■ Material provided

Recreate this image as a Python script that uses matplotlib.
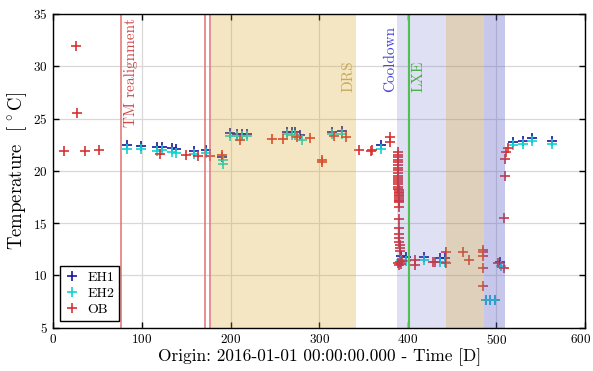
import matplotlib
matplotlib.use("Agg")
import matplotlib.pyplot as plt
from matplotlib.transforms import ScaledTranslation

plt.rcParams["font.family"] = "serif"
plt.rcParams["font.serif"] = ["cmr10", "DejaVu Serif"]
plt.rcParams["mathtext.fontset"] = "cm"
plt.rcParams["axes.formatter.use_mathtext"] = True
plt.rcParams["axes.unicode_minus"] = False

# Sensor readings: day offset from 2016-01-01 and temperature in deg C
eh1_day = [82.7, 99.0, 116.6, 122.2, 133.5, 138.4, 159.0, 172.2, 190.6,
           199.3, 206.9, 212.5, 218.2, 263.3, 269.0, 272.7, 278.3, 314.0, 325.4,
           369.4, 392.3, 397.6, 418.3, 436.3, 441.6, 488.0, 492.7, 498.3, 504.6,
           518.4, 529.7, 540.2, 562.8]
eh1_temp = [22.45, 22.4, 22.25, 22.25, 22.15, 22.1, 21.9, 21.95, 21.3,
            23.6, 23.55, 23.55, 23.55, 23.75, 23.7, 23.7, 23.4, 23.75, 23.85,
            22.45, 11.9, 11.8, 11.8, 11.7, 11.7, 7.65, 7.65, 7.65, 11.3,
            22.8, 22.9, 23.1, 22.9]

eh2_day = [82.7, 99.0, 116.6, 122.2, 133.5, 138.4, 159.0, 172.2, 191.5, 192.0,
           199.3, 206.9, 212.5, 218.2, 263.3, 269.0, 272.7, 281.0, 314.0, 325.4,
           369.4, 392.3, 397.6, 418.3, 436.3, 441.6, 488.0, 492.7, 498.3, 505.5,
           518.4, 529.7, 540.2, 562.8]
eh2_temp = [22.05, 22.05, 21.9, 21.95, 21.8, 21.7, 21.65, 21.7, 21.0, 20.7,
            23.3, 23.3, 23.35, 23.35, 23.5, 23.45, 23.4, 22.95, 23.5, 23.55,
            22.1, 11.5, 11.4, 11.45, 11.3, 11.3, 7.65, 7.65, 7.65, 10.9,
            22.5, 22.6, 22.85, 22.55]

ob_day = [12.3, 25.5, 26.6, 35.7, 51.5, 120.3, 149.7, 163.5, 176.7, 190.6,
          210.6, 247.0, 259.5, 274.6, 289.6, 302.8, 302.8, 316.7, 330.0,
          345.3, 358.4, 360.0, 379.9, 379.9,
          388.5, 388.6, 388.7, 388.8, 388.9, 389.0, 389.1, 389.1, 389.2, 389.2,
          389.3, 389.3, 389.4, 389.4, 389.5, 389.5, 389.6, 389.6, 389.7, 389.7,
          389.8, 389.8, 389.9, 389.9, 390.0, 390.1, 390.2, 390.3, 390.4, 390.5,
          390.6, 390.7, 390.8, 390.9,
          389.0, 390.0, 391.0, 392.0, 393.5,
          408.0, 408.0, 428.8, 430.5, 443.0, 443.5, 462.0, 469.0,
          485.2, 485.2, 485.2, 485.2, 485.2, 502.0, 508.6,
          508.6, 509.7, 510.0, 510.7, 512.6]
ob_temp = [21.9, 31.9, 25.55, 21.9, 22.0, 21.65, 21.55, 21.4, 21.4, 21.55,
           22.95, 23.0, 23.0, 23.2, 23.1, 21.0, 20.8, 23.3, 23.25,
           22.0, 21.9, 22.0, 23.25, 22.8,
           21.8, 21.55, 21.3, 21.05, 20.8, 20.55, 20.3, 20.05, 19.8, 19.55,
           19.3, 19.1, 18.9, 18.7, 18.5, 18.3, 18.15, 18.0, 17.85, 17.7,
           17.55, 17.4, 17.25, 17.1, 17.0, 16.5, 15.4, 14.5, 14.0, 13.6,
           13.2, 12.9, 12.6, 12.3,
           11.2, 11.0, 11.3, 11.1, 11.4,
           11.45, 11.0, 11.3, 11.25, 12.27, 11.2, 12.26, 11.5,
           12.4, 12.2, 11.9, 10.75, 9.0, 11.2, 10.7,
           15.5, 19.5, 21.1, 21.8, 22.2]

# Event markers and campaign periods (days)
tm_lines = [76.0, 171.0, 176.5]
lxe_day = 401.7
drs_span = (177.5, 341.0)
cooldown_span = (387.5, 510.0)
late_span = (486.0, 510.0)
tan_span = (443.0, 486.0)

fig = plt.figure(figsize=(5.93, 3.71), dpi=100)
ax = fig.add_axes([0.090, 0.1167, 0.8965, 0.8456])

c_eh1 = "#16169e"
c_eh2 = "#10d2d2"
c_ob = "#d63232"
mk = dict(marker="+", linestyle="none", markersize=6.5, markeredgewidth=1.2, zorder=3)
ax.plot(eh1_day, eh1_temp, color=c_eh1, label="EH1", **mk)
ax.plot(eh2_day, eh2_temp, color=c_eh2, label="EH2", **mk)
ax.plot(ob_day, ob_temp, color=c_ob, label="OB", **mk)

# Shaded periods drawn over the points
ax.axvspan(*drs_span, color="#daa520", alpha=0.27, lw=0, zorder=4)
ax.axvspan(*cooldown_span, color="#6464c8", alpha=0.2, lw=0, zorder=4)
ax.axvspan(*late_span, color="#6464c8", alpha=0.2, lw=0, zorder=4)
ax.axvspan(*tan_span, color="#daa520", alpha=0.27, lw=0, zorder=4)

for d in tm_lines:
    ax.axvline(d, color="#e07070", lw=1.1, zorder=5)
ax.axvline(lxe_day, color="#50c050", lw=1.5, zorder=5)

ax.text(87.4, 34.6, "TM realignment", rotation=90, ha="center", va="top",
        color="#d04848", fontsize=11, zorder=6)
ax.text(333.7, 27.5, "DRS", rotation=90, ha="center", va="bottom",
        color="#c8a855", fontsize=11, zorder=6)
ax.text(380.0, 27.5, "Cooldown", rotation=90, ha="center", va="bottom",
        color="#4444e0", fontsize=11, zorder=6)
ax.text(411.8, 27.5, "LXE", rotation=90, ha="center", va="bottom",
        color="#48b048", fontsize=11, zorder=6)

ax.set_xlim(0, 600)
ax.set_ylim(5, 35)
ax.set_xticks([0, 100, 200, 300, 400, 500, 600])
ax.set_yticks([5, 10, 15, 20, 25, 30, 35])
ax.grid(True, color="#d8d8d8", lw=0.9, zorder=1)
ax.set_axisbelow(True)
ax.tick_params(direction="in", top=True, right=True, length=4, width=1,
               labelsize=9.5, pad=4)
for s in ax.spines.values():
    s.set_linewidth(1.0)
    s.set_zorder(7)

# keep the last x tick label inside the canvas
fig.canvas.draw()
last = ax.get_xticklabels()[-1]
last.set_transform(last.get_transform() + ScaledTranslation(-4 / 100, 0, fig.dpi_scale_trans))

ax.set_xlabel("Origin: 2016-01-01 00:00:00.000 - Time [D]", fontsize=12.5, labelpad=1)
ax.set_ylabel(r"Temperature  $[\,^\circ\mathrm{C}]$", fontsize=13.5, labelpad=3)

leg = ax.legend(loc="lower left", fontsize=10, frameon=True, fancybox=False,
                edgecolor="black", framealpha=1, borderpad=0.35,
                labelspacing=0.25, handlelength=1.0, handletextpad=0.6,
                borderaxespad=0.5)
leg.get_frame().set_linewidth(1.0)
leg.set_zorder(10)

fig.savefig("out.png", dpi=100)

■ Problem description
Of the lines in this listing, how many contain "matplotlib"? Reply with the number and nothing more.

■ Result for this exercise
5